- _WORKING DATA_:
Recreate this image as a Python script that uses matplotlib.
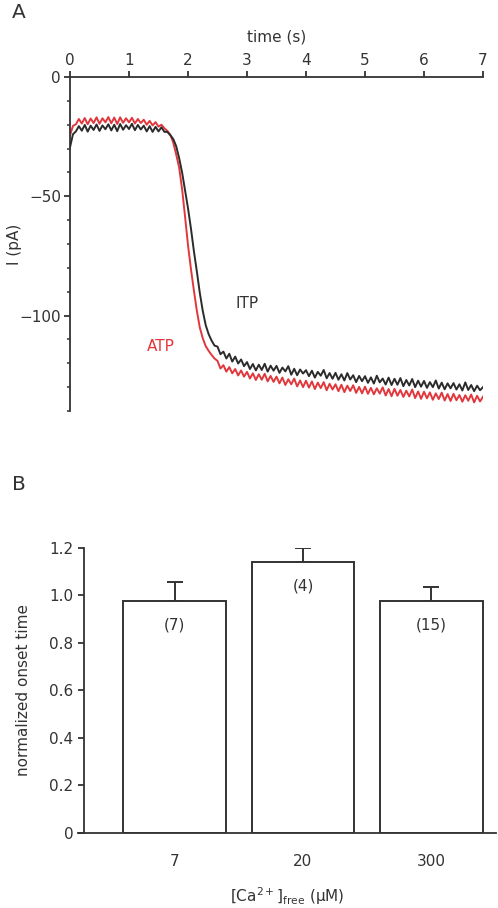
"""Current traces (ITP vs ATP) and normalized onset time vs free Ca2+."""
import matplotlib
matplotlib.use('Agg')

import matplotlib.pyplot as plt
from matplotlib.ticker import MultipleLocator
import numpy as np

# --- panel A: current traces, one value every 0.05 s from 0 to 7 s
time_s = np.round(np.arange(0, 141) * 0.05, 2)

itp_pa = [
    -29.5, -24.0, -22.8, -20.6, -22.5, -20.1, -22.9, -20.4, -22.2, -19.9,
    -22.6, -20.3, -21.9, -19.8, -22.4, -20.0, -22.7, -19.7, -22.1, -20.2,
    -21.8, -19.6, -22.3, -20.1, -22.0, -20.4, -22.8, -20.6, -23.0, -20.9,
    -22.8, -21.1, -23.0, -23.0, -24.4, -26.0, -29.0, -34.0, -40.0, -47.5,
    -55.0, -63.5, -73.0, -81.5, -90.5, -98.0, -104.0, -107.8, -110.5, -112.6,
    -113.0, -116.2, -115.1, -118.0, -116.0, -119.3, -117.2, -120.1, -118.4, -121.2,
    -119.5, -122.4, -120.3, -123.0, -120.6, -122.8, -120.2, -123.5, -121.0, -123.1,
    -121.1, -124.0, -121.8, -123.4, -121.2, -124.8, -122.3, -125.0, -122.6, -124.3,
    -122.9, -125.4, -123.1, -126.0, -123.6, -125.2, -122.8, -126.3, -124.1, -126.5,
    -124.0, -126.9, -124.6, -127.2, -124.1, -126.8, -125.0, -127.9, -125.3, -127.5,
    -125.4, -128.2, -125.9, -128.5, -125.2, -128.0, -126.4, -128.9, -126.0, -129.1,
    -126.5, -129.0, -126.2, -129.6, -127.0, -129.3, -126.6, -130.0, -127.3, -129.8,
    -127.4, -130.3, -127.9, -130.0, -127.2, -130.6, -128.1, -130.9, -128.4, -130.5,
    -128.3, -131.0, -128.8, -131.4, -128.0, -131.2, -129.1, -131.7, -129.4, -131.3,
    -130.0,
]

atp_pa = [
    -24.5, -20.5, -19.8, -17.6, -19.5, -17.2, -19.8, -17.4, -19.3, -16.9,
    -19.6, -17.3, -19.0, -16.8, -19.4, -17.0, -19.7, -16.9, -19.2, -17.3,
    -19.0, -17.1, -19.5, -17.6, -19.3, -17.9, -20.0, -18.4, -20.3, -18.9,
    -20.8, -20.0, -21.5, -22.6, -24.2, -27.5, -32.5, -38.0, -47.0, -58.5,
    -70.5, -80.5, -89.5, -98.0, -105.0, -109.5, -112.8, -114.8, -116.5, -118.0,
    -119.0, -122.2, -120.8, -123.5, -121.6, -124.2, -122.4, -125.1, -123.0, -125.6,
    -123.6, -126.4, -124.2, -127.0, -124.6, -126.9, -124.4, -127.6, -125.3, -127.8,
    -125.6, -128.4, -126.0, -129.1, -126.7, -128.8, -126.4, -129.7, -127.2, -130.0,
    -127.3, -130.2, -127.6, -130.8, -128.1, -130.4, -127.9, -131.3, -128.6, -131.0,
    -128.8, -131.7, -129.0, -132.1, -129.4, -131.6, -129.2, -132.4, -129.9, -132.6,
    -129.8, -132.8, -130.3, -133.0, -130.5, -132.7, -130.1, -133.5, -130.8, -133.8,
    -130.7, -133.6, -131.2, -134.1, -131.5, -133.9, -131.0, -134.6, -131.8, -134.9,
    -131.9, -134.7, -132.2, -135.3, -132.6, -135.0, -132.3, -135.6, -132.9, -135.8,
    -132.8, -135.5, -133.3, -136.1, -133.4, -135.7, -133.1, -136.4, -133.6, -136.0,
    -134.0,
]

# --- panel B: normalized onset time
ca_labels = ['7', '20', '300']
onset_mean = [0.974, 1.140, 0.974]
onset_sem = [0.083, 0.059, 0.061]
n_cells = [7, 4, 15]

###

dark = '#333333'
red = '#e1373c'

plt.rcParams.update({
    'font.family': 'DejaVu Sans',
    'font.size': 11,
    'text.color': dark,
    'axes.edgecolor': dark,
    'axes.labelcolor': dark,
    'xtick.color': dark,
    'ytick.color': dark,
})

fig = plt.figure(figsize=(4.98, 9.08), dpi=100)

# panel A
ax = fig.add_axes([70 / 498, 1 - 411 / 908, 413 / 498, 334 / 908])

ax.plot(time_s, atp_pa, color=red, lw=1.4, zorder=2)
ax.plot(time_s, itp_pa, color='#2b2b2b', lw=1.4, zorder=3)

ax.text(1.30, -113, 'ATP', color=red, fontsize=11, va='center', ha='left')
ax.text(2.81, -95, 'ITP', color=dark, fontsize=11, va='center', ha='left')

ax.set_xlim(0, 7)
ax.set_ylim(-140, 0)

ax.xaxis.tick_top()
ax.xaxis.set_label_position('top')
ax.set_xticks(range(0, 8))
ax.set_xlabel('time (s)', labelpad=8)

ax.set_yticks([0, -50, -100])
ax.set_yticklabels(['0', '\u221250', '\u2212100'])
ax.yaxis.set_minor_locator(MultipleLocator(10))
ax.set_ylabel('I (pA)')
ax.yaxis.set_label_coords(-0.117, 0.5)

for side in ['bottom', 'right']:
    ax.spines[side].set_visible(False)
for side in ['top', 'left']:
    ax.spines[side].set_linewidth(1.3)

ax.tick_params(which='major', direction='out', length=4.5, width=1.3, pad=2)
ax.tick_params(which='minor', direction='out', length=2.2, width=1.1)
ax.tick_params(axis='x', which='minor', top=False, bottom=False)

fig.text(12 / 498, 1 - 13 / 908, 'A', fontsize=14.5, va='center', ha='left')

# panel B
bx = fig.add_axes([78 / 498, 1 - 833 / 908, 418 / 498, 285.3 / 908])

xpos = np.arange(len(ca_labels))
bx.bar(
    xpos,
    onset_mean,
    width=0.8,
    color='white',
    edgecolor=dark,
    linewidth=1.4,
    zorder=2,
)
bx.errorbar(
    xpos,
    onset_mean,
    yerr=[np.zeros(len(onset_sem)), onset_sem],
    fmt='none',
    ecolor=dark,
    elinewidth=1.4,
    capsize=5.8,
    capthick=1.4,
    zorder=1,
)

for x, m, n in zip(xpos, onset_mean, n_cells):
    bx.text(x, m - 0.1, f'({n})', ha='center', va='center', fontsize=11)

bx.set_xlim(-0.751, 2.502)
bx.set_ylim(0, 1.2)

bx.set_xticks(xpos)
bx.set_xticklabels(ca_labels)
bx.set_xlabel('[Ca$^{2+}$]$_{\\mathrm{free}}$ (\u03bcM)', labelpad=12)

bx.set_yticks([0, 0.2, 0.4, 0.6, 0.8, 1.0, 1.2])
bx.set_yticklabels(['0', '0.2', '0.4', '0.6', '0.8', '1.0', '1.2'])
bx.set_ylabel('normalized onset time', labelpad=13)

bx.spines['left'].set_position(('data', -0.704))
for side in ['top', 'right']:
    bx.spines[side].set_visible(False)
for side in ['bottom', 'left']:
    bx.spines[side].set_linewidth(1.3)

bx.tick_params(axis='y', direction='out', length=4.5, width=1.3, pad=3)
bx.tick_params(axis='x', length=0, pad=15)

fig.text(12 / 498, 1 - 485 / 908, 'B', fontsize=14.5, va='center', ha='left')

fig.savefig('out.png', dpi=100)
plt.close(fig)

==

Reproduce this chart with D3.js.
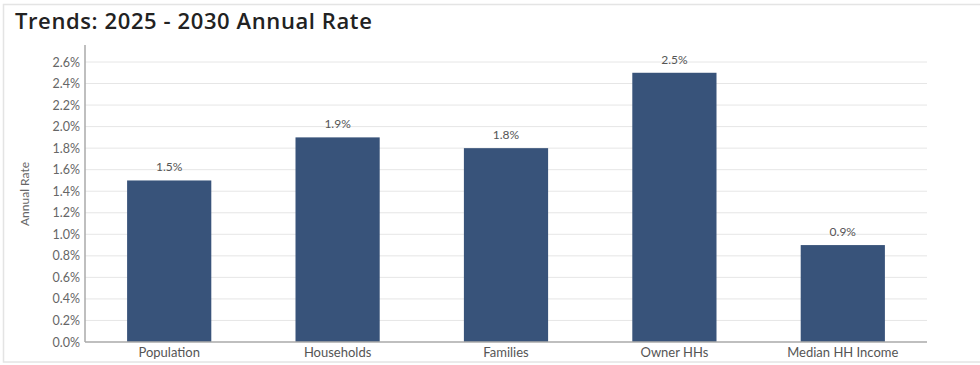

- _EXERCISE DIRECTIONS_:
Read through the data and copy every line where "this" shows up.

- _COMPLETE RESPONSE_:
Recreate this image as a Python script that uses matplotlib.
Reproduce this chart with D3.js.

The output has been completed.